The Los Angeles Opera's production of Jules Massenet's "Werther" is a darkly brooding romantic tragedy. It's based on Goethe's novel "Die Leiden des jungen Werthers" which was published in 1774. This production is set in that time period, with beautiful sets and costumes.
We open in the garden, with vine covered brick columns, a fountain with a sculpture of Cupid in it, rose bushes, and the skyline of a small German town at the back. When we first meet Werther here, he rapturously sings of the beauty of nature, the garden, and life in general. This is the last real happiness in this opera, though. We move to the cathedral, a big rock solid one that looks like Grace Episcopal Church. A tavern is next door, and Schmidt and Johann are outside at a table, imbibing generously, as the worshipers appear for church. Albert is rather melancholy as he sings of his love for his wife, Charlotte, but Werther, who is desperately in love with her, as she is with him, is crushed as he sees them around the corner.

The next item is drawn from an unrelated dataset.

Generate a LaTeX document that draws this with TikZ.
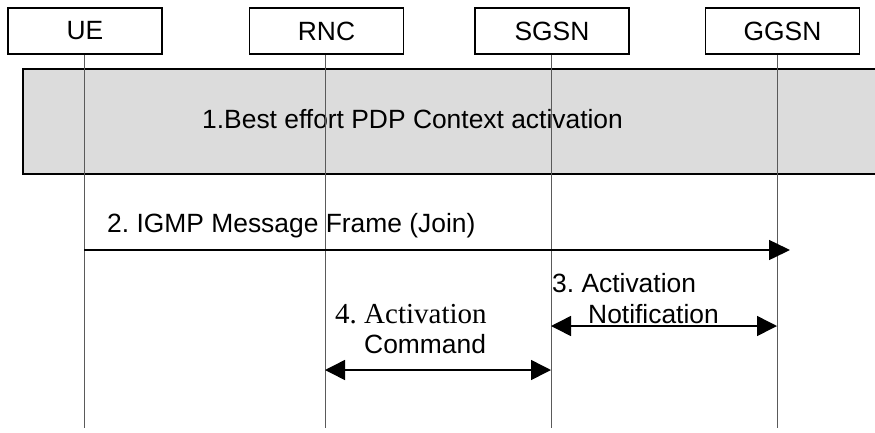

Ramon Vargas as Werther and Paula Rasmussen's Charlotte have a chemistry about them that is really electric. He's brooding and taut and madly in love with her. She is with him, but she promised her dying mother that she would marry Albert, and she does her duty. Rasmussen is a sweet voiced Charlotte, with a decidedly dark tone. Together they create a tension that's like a passionate love with a death wish. When Werther leaves, probably for good, at the end of his Act 2 duet with Albert, a cold gust of wind blows dead fallen leaves across the stage. As Charlotte is reading his letters in her study in the third act, she is frantic, thinking of his love. When he suddenly appears in the room, she recoils, and practically ricochets like a pin ball around the farthest corner. In the final act, the set reverts almost to the first act. We have the vine covered Gothic columns at the sides, but Greco-Roman columns with a big statue of Venus in the center. It's all in ruins, with broken pieces of marble strewn around to symbolize their shattered love. Charlotte is almost in a frenzy as Wether is dying in her arms. The passion between the two flashes like lightning. Ramon Vargas and Paula Rasmussen are scintillating as the star crossed lovers.
Malcolm MacKenzie is a strong Albert, as he shares with us his "hopes and dreams" for a loving life with Charlotte. He forgives Wether in act 2 because he knows what it's like to love her, and can imagine what it would be like to lose her. When he realizes, later, that there is that mutual fire between them, he gets quite surly, and has Charlotte give Werther the pistol. He stomps out of the room and slams the door while she makes her final dash to try to stop Werther. This is a darkly dramatic opera, but it's very lyrical and pleasing. This production has three outstanding voices in the leading roles, and given the magnificent solos and duets, which is most of what the opera is, it sounds magnificent. Emmanuel Joel leads the orchestra in The Los Angeles Opera's outstanding production of Jules Massanet's "Werther." It continues Wednesday, the 23rd and Saturday, the 26th at The Dorothy Chandler Pavilion at the LA Music Center.